Task to carry out – Look for "React" in the listing below. Gather each line that contains it.
● ● ● ● ●
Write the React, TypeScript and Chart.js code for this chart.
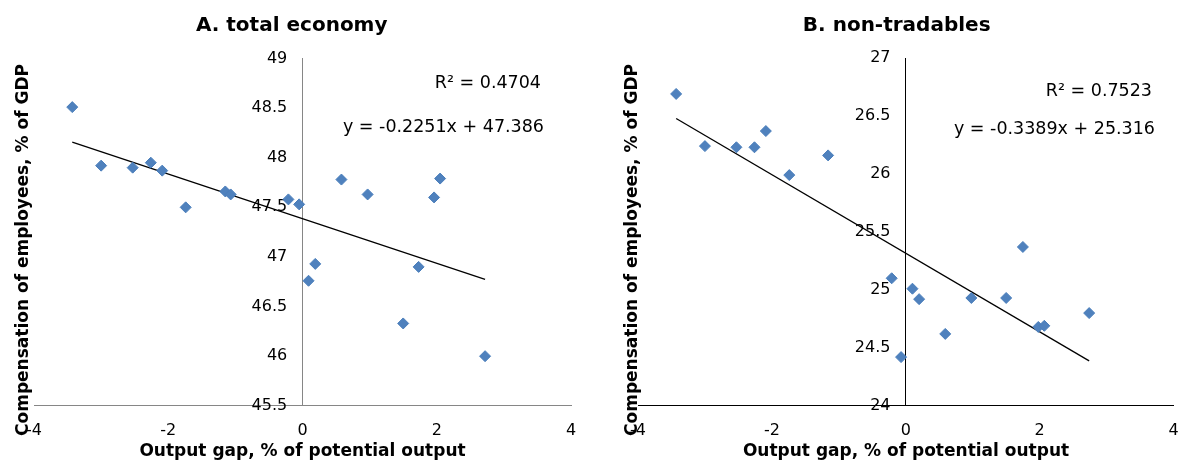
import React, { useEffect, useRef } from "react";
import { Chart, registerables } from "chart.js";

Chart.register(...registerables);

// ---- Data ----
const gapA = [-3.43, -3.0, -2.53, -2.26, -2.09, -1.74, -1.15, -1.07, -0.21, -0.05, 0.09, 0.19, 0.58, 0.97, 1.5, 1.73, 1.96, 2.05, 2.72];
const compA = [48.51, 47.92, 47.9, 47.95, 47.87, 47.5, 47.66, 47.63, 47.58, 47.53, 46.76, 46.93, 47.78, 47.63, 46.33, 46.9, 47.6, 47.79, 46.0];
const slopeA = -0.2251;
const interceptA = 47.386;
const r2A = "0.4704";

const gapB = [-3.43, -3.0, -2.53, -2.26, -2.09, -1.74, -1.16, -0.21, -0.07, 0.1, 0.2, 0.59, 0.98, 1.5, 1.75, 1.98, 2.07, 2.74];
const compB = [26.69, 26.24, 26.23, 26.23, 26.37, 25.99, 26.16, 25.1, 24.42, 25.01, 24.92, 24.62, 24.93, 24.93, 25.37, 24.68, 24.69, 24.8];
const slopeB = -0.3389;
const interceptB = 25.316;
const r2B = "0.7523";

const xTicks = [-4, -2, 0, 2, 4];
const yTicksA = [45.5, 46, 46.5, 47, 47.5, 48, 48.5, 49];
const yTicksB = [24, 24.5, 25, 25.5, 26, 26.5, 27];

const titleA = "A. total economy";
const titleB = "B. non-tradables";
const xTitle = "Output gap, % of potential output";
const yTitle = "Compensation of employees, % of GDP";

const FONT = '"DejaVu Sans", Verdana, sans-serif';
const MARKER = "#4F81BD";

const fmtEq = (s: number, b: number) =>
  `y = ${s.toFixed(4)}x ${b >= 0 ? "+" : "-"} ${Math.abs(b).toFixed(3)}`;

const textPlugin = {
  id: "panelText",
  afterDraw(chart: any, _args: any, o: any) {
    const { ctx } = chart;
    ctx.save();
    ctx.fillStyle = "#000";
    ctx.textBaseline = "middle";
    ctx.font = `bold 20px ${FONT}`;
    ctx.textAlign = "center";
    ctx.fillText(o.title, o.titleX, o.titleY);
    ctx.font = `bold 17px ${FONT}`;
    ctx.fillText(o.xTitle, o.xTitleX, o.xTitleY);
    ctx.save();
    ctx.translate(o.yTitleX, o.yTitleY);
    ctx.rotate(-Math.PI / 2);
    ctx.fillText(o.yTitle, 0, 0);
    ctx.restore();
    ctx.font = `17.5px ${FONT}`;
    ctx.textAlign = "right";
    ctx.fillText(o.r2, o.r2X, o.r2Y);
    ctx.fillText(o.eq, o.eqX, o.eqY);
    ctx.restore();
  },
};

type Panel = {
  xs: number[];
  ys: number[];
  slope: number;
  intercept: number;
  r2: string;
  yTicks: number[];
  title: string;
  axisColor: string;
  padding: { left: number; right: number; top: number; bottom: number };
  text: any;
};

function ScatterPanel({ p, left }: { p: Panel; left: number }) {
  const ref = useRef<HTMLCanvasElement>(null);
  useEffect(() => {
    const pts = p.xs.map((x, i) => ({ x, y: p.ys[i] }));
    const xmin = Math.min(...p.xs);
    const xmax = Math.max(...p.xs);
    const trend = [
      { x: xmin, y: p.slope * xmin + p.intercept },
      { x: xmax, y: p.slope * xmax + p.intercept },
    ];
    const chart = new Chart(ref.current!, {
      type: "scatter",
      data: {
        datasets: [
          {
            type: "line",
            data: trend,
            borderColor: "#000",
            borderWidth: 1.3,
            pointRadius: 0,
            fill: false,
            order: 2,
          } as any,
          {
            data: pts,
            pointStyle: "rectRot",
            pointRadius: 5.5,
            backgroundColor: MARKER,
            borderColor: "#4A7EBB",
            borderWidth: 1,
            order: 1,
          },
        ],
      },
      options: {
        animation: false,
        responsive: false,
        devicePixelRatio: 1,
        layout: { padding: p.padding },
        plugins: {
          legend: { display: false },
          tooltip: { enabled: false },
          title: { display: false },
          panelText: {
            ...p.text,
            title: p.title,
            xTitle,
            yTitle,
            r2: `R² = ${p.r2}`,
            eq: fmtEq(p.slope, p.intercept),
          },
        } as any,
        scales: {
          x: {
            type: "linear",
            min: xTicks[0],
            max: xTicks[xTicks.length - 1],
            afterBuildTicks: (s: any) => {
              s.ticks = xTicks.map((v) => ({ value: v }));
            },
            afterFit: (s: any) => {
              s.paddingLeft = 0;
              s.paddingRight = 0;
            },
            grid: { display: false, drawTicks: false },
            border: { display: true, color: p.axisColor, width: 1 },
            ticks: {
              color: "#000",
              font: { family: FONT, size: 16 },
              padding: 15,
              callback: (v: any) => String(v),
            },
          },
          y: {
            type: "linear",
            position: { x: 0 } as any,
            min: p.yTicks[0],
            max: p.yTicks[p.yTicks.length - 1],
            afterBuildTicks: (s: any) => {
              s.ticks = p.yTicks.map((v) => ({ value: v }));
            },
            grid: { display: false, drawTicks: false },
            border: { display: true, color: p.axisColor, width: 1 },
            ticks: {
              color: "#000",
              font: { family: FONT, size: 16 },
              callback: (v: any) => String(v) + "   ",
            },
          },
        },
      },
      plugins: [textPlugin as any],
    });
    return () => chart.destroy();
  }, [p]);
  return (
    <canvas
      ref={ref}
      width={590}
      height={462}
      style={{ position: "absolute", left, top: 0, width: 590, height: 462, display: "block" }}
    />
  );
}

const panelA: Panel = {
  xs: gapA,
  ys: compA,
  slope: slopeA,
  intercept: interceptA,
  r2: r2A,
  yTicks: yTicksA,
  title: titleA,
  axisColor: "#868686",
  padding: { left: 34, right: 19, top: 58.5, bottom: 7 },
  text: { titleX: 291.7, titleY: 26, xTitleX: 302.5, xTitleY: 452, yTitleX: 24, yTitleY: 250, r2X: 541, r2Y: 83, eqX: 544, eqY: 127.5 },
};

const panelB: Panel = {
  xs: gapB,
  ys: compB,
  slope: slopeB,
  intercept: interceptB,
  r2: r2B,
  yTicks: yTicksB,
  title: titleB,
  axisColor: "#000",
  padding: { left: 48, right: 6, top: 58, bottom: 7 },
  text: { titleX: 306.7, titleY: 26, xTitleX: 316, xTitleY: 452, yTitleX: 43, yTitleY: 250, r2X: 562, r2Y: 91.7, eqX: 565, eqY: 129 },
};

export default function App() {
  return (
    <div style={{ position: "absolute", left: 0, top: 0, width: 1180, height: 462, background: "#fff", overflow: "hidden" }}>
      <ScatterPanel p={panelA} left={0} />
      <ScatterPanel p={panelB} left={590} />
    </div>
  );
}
● ● ● ● ●
Written solution –
Write the React, TypeScript and Chart.js code for this chart.
import React, { useEffect, useRef } from "react";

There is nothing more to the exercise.